--- Start of INPUT MATERIAL ---
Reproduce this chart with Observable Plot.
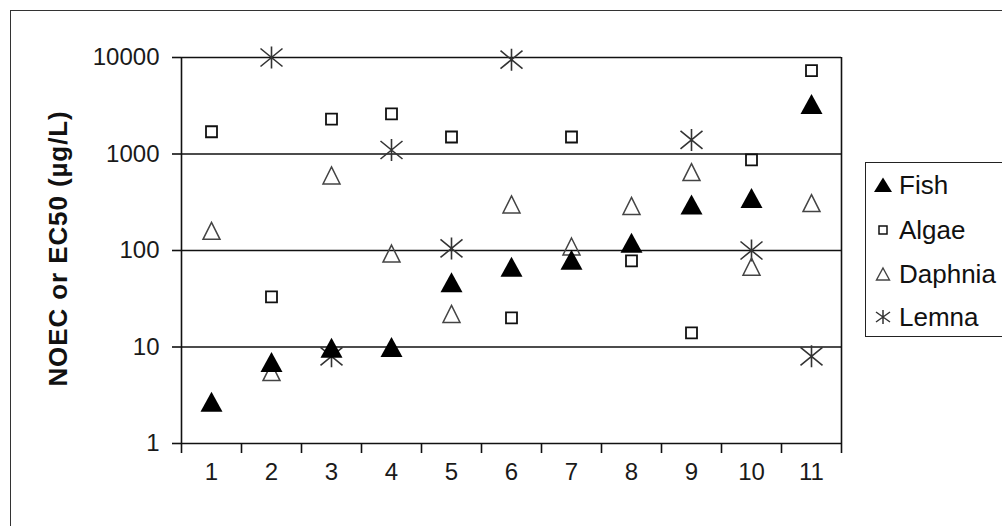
<!DOCTYPE html>
<html>
<head>
<meta charset="utf-8">
<script src="https://cdn.jsdelivr.net/npm/d3@7"></script>
<script src="https://cdn.jsdelivr.net/npm/@observablehq/plot@0.6"></script>
<style>
  html, body { margin: 0; padding: 0; background: #fff; overflow: hidden; }
  #wrap { position: relative; width: 1002px; height: 526px; overflow: hidden; font-family: "Liberation Sans", Arial, sans-serif; }
  #wrap svg.plot { position: absolute; left: 0; top: 0; }
  #outer { position: absolute; left: 10px; top: 10px; width: 1100px; height: 600px; border-left: 1.5px solid #333; border-top: 1.5px solid #333; box-sizing: border-box; }
  #legend { position: absolute; left: 865px; top: 162px; width: 200px; height: 175px; border: 1.5px solid #222; box-sizing: border-box; background: #fff; }
  #legend .row { position: absolute; left: 0; height: 30px; display: flex; align-items: center; font-size: 26px; color: #111; }
  #legend .row svg { width: 30px; height: 30px; margin-left: 2px; margin-right: 1px; }
</style>
</head>
<body>
<div id="wrap">
  <div id="outer"></div>
</div>
<script>
// ---- data ----
const categories = [1, 2, 3, 4, 5, 6, 7, 8, 9, 10, 11];
const fish    = [2.7, 7, 9.8, 10, 47, 68, 80, 120, 300, 350, 3300];
const algae   = [1700, 33, 2300, 2600, 1500, 20, 1500, 78, 14, 870, 7300];
const daphnia = [160, 5.5, 600, 93, 22, 300, 110, 290, 650, 68, 310];
const lemna   = [null, 10000, 8, 1100, 105, 9500, null, null, 1400, 100, 8];
const seriesNames = ["Fish", "Algae", "Daphnia", "Lemna"];
const yTicks = [1, 10, 100, 1000, 10000];
const gridValues = [10, 100, 1000, 10000];
const yTitle = "NOEC or EC50 (µg/L)";

// ---- helpers ----
const rows = (vals) => categories.map((c, i) => ({x: c, y: vals[i]})).filter(d => d.y != null);
const boundaries = [...categories.map(c => c - 0.5), categories[categories.length - 1] + 0.5];

// custom Excel-like marker shapes
const triFilled = {draw(ctx) { ctx.moveTo(0, -10); ctx.lineTo(11, 10); ctx.lineTo(-11, 10); ctx.closePath(); }};
const triHollow = {draw(ctx) { ctx.moveTo(0, -8.5); ctx.lineTo(8.5, 8.5); ctx.lineTo(-8.5, 8.5); ctx.closePath(); }};
const sq = {draw(ctx) { ctx.moveTo(-5.5, -5.5); ctx.lineTo(5.5, -5.5); ctx.lineTo(5.5, 5.5); ctx.lineTo(-5.5, 5.5); ctx.closePath(); }};
const star = {draw(ctx) {
  ctx.moveTo(0, -11); ctx.lineTo(0, 11);
  ctx.moveTo(-11, -9); ctx.lineTo(11, 9);
  ctx.moveTo(-11, 9); ctx.lineTo(11, -9);
}};

const plot = Plot.plot({
  width: 1002,
  height: 526,
  marginLeft: 181,
  marginRight: 161,
  marginTop: 57,
  marginBottom: 83,
  style: {fontFamily: "'Liberation Sans', Arial, sans-serif", fontSize: "24px", color: "#1a1a1a", background: "transparent"},
  x: {type: "linear", domain: [boundaries[0], boundaries[boundaries.length - 1]]},
  y: {type: "log", domain: [1, 10000]},
  marks: [
    Plot.ruleY(gridValues, {stroke: "#111", strokeWidth: 1.6}),
    Plot.ruleY([1], {stroke: "#111", strokeWidth: 1.6}),
    Plot.ruleX([boundaries[0], boundaries[boundaries.length - 1]], {stroke: "#111", strokeWidth: 1.6}),
    Plot.axisY({ticks: yTicks, tickSize: 9, tickPadding: 13, tickFormat: d => String(d), label: null, stroke: "#111", strokeWidth: 1.6, fontSize: 24}),
    Plot.axisX({ticks: boundaries, tickSize: 10, tickFormat: () => "", label: null, stroke: "#111", strokeWidth: 1.6}),
    Plot.axisX({ticks: categories, tickSize: 0, tickPadding: 19, tickFormat: d => String(d), label: null, fontSize: 24}),
    Plot.text([yTitle], {frameAnchor: "left", dx: -123, dy: -2, rotate: -90, fontWeight: "bold", fontSize: 26, fill: "#111", textAnchor: "middle", lineAnchor: "middle", style: "letter-spacing: 0.9px"}),
    Plot.dot(rows(lemna), {x: "x", y: "y", symbol: star, fill: "none", stroke: "#333", strokeWidth: 1.6, r: 10}),
    Plot.dot(rows(daphnia), {x: "x", y: "y", symbol: triHollow, fill: "none", stroke: "#444", strokeWidth: 1.5, r: 8}),
    Plot.dot(rows(algae), {x: "x", y: "y", symbol: sq, fill: "none", stroke: "#111", strokeWidth: 1.8, r: 6}),
    Plot.dot(rows(fish), {x: "x", y: "y", symbol: triFilled, fill: "#000", stroke: "none", r: 10})
  ]
});
plot.classList.add("plot");
// widen the rotated title slightly to match the reference length
plot.querySelectorAll("text").forEach(t => { if (t.textContent === yTitle) t.setAttribute("letter-spacing", "0.9"); });
const wrap = document.getElementById("wrap");
wrap.appendChild(plot);

// ---- legend ----
const legendIcons = {
  Fish: '<path d="M0,-7.5 L9,7 L-9,7 Z" fill="#000"/>',
  Algae: '<rect x="-4" y="-4" width="8" height="8" fill="none" stroke="#111" stroke-width="1.5"/>',
  Daphnia: '<path d="M0,-6 L6.5,6 L-6.5,6 Z" fill="none" stroke="#444" stroke-width="1.4"/>',
  Lemna: '<path d="M0,-7 L0,7 M-7,-5 L7,5 M-7,5 L7,-5" fill="none" stroke="#333" stroke-width="1.5"/>'
};
const legendTops = [7, 52, 96, 139];
const legend = document.createElement("div");
legend.id = "legend";
seriesNames.forEach((name, i) => {
  const row = document.createElement("div");
  row.className = "row";
  row.style.top = legendTops[i] + "px";
  row.innerHTML = `<svg viewBox="-15 -15 30 30">${legendIcons[name]}</svg><span>${name}</span>`;
  legend.appendChild(row);
});
wrap.appendChild(legend);
</script>
</body>
</html>
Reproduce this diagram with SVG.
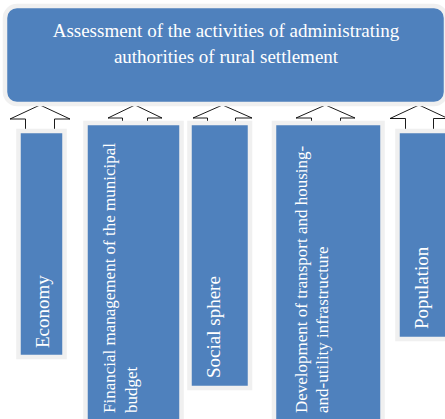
<svg xmlns="http://www.w3.org/2000/svg" width="445" height="419" viewBox="0 0 445 419">
<style>
.box{fill:#4F81BD;stroke:#F0F0F0;stroke-width:4.5}
.arrow{fill:#FFFFFF;stroke:#000000;stroke-width:0.9;stroke-linejoin:miter}
.t{font-family:"Liberation Serif","Times New Roman",serif;fill:#FFFFFF}
.big{font-size:19px}
.small{font-size:17px}
</style>
<rect width="445" height="419" fill="#FFFFFF"/>
<g id="connectors">
<polygon class="arrow" points="40,105 70,119 54.5,119 54.5,131 25.5,131 25.5,119 10,119"/>
<polygon class="arrow" points="135,105 162,118 147.5,118 147.5,123 122.5,123 122.5,118 108,118"/>
<polygon class="arrow" points="222.5,105 252,118 235.5,118 235.5,123 207.5,123 207.5,118 193,118"/>
<polygon class="arrow" points="325.5,105 355,118 340.5,118 340.5,123 311.5,123 311.5,118 296,118"/>
<polygon class="arrow" points="419,105 448,118.5 433.5,118.5 433.5,131 405.5,131 405.5,118.5 390,118.5"/>
</g>
<g id="top">
<rect class="box" x="5" y="6" width="441" height="98" rx="12" ry="12" stroke-width="4"/>
<text class="t big" x="226" y="37" text-anchor="middle">Assessment of the activities of administrating</text>
<text class="t big" x="226" y="63" text-anchor="middle">authorities of rural settlement</text>
</g>
<g id="economy">
<rect class="box" x="18.5" y="131" width="46" height="226"/>
<text class="t big" x="49" y="348" transform="rotate(-90 49 348)">Economy</text>
</g>
<g id="financial">
<rect class="box" x="85.5" y="123" width="96" height="310"/>
<text class="t small" x="115" y="413" transform="rotate(-90 115 413)">Financial management of the municipal</text>
<text class="t small" x="137" y="413" transform="rotate(-90 137 413)">budget</text>
</g>
<g id="social">
<rect class="box" x="189.5" y="123" width="60.5" height="265"/>
<text class="t big" x="220" y="378" transform="rotate(-90 220 378)">Social sphere</text>
</g>
<g id="development">
<rect class="box" x="274" y="123" width="108.5" height="310"/>
<text class="t small" x="306.5" y="413" transform="rotate(-90 306.5 413)">Development of transport and housing-</text>
<text class="t small" x="328" y="413" transform="rotate(-90 328 413)">and-utility infrastructure</text>
</g>
<g id="population">
<rect class="box" x="397.5" y="131" width="60" height="208"/>
<text class="t big" x="428" y="329" transform="rotate(-90 428 329)">Population</text>
</g>
</svg>
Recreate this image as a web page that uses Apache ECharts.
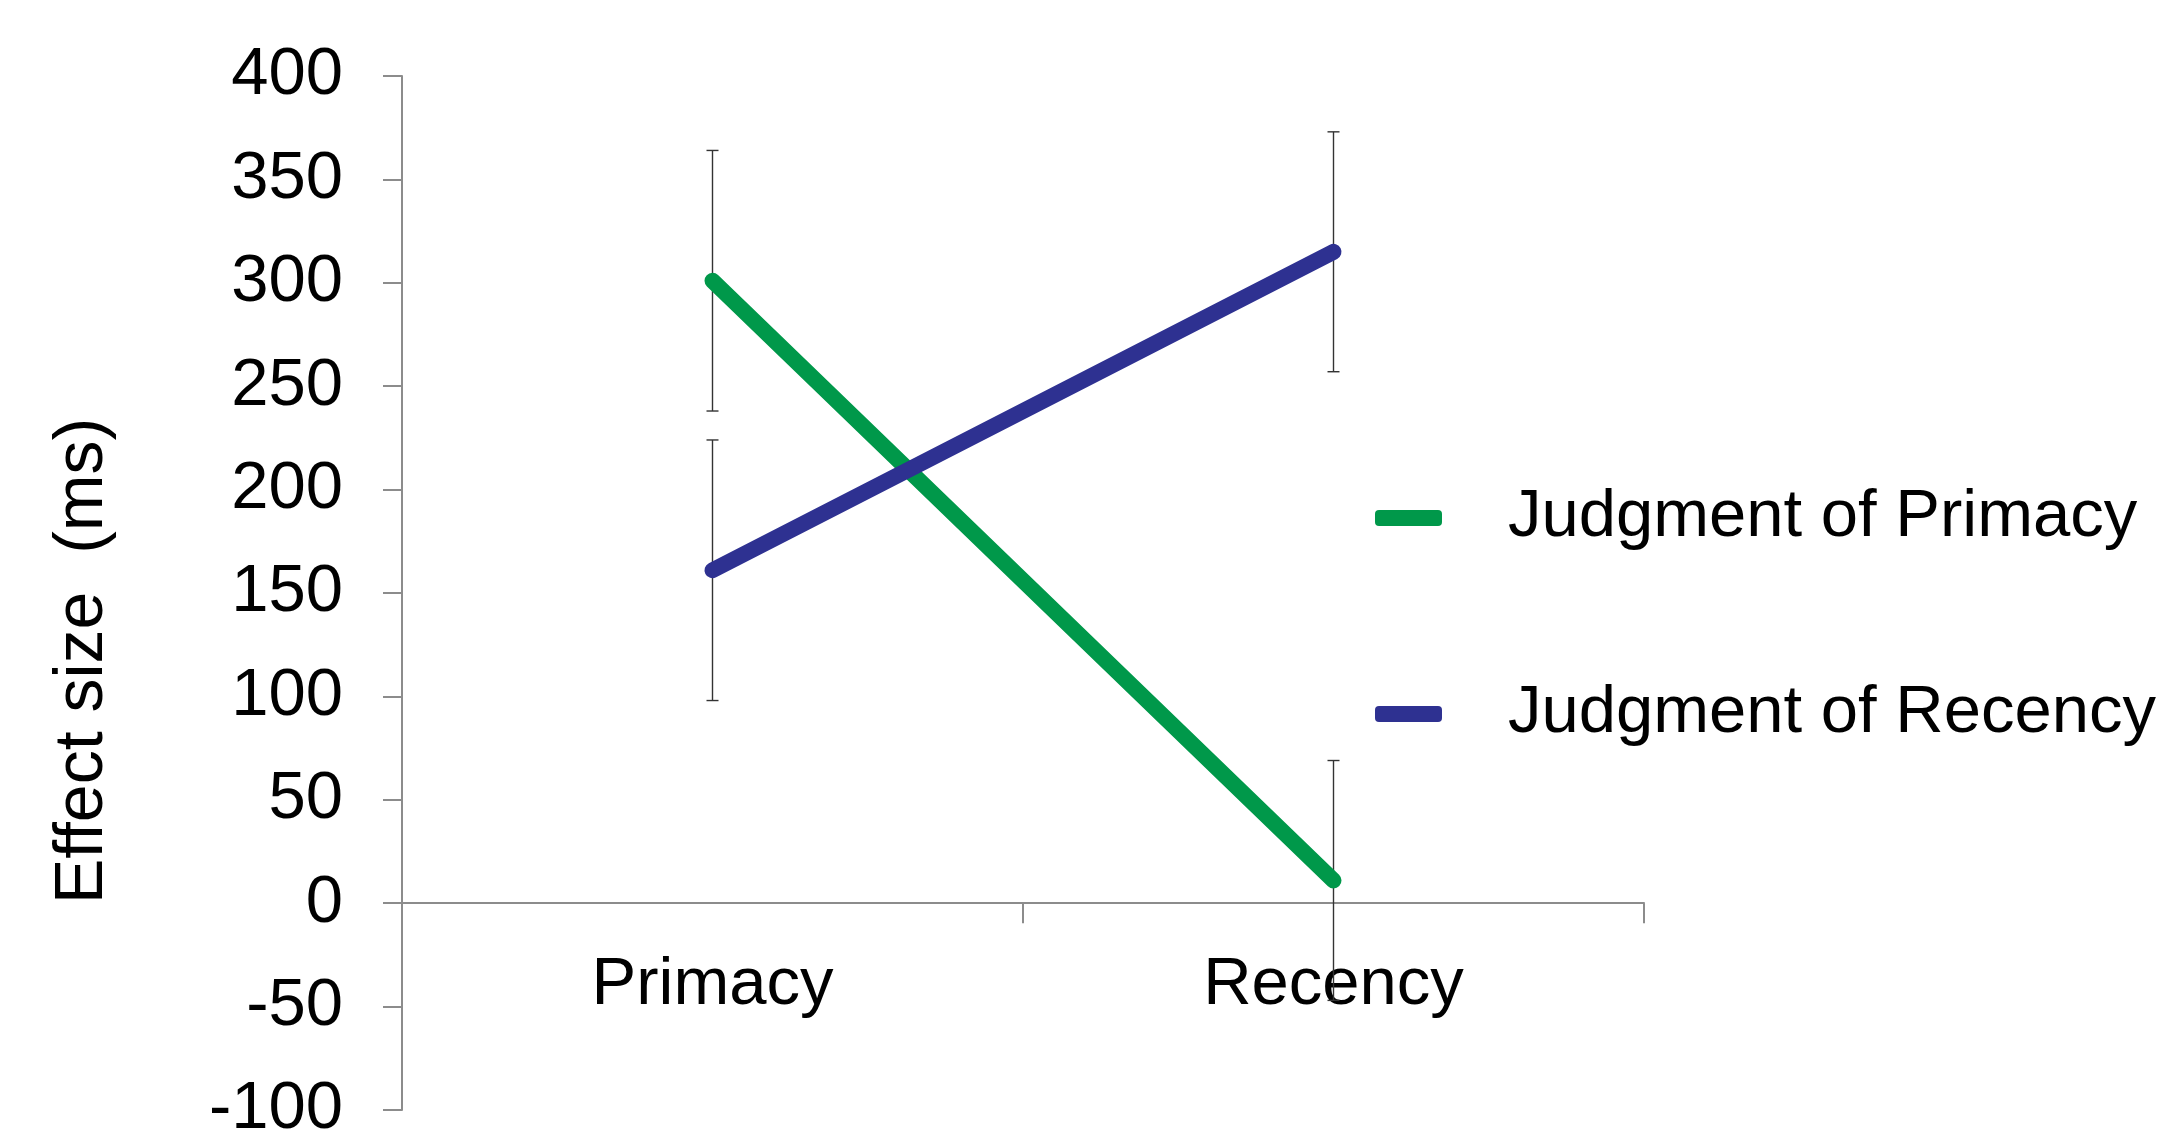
<!DOCTYPE html>
<html>
<head>
<meta charset="utf-8">
<script src="https://cdn.jsdelivr.net/npm/echarts@6/dist/echarts.min.js"></script>
<style>
html,body{margin:0;padding:0;background:#fff;}
#c{width:2158px;height:1132px;}
</style>
</head>
<body>
<div id="c"></div>
<script>
const categories = ['Primacy', 'Recency'];
const seriesNames = ['Judgment of Primacy', 'Judgment of Recency'];
const primacyJudgment = [301, 11];
const recencyJudgment = [161, 315];
const primacyErr = [63, 58];
const recencyErr = [63, 58];
const yTicks = [-100, 400, 50];

const FONT = 'Liberation Sans';
const errData = [];
categories.forEach((c, i) => {
  errData.push([i, primacyJudgment[i] - primacyErr[i], primacyJudgment[i] + primacyErr[i]]);
  errData.push([i, recencyJudgment[i] - recencyErr[i], recencyJudgment[i] + recencyErr[i]]);
});

const chart = echarts.init(document.getElementById('c'));
chart.setOption({
  animation: false,
  backgroundColor: '#fff',
  grid: { left: 402, right: 514, top: 76, bottom: 22, containLabel: false, outerBoundsMode: 'none' },
  graphic: [{
    type: 'text',
    x: 83, y: 661,
    rotation: Math.PI / 2,
    style: {
      text: 'Effect size  (ms)',
      font: '68px "' + FONT + '"',
      fill: '#000',
      align: 'center',
      verticalAlign: 'middle'
    }
  }],
  legend: {
    orient: 'vertical',
    left: 1370,
    top: 478,
    itemWidth: 67,
    itemHeight: 16,
    itemGap: 126,
    icon: 'roundRect',
    data: seriesNames,
    textStyle: { fontFamily: FONT, fontSize: 67, color: '#000', lineHeight: 70, padding: [0, 0, 0, 61] }
  },
  xAxis: {
    type: 'category',
    data: categories,
    boundaryGap: true,
    axisLine: { onZero: true, lineStyle: { color: '#8c8c8c', width: 2 } },
    axisTick: { show: true, length: 20, lineStyle: { color: '#8c8c8c', width: 2 } },
    axisLabel: { fontFamily: FONT, fontSize: 67, color: '#000', margin: -158 }
  },
  yAxis: {
    type: 'value',
    min: yTicks[0], max: yTicks[1], interval: yTicks[2],
    splitLine: { show: false },
    axisLine: { show: true, onZero: false, lineStyle: { color: '#8c8c8c', width: 2 } },
    axisTick: { show: true, length: 19, lineStyle: { color: '#8c8c8c', width: 2 } },
    axisLabel: { fontFamily: FONT, fontSize: 67, color: '#000', margin: 59 }
  },
  series: [
    {
      type: 'custom', name: 'err', data: errData, z: 1,
      renderItem: function (params, api) {
        const x = api.coord([api.value(0), api.value(1)])[0];
        const lo = api.coord([api.value(0), api.value(1)])[1];
        const hi = api.coord([api.value(0), api.value(2)])[1];
        const w = 6;
        const st = { stroke: '#333', lineWidth: 1.4 };
        return {
          type: 'group',
          children: [
            { type: 'line', shape: { x1: x, y1: lo, x2: x, y2: hi }, style: st },
            { type: 'line', shape: { x1: x - w, y1: lo, x2: x + w, y2: lo }, style: st },
            { type: 'line', shape: { x1: x - w, y1: hi, x2: x + w, y2: hi }, style: st }
          ]
        };
      }
    },
    {
      name: seriesNames[0], type: 'line', data: primacyJudgment,
      showSymbol: false, symbol: 'none',
      itemStyle: { color: '#00984a' },
      lineStyle: { color: '#00984a', width: 16, cap: 'round' }, z: 3
    },
    {
      name: seriesNames[1], type: 'line', data: recencyJudgment,
      showSymbol: false, symbol: 'none',
      itemStyle: { color: '#2e3191' },
      lineStyle: { color: '#2e3191', width: 16, cap: 'round' }, z: 3
    }
  ]
});
</script>
</body>
</html>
--- End of INPUT MATERIAL ---
(WRITTEN REQUEST) Can the lines from the start of the records through the line with "const boundaries = [...categories.map(c" be given again exactly, with the pictures left out?

(FULL ANSWER)
Reproduce this chart with Observable Plot.
<!DOCTYPE html>
<html>
<head>
<meta charset="utf-8">
<script src="https://cdn.jsdelivr.net/npm/d3@7"></script>
<script src="https://cdn.jsdelivr.net/npm/@observablehq/plot@0.6"></script>
<style>
  html, body { margin: 0; padding: 0; background: #fff; overflow: hidden; }
  #wrap { position: relative; width: 1002px; height: 526px; overflow: hidden; font-family: "Liberation Sans", Arial, sans-serif; }
  #wrap svg.plot { position: absolute; left: 0; top: 0; }
  #outer { position: absolute; left: 10px; top: 10px; width: 1100px; height: 600px; border-left: 1.5px solid #333; border-top: 1.5px solid #333; box-sizing: border-box; }
  #legend { position: absolute; left: 865px; top: 162px; width: 200px; height: 175px; border: 1.5px solid #222; box-sizing: border-box; background: #fff; }
  #legend .row { position: absolute; left: 0; height: 30px; display: flex; align-items: center; font-size: 26px; color: #111; }
  #legend .row svg { width: 30px; height: 30px; margin-left: 2px; margin-right: 1px; }
</style>
</head>
<body>
<div id="wrap">
  <div id="outer"></div>
</div>
<script>
// ---- data ----
const categories = [1, 2, 3, 4, 5, 6, 7, 8, 9, 10, 11];
const fish    = [2.7, 7, 9.8, 10, 47, 68, 80, 120, 300, 350, 3300];
const algae   = [1700, 33, 2300, 2600, 1500, 20, 1500, 78, 14, 870, 7300];
const daphnia = [160, 5.5, 600, 93, 22, 300, 110, 290, 650, 68, 310];
const lemna   = [null, 10000, 8, 1100, 105, 9500, null, null, 1400, 100, 8];
const seriesNames = ["Fish", "Algae", "Daphnia", "Lemna"];
const yTicks = [1, 10, 100, 1000, 10000];
const gridValues = [10, 100, 1000, 10000];
const yTitle = "NOEC or EC50 (µg/L)";

// ---- helpers ----
const rows = (vals) => categories.map((c, i) => ({x: c, y: vals[i]})).filter(d => d.y != null);
const boundaries = [...categories.map(c => c - 0.5), categories[categories.length - 1] + 0.5];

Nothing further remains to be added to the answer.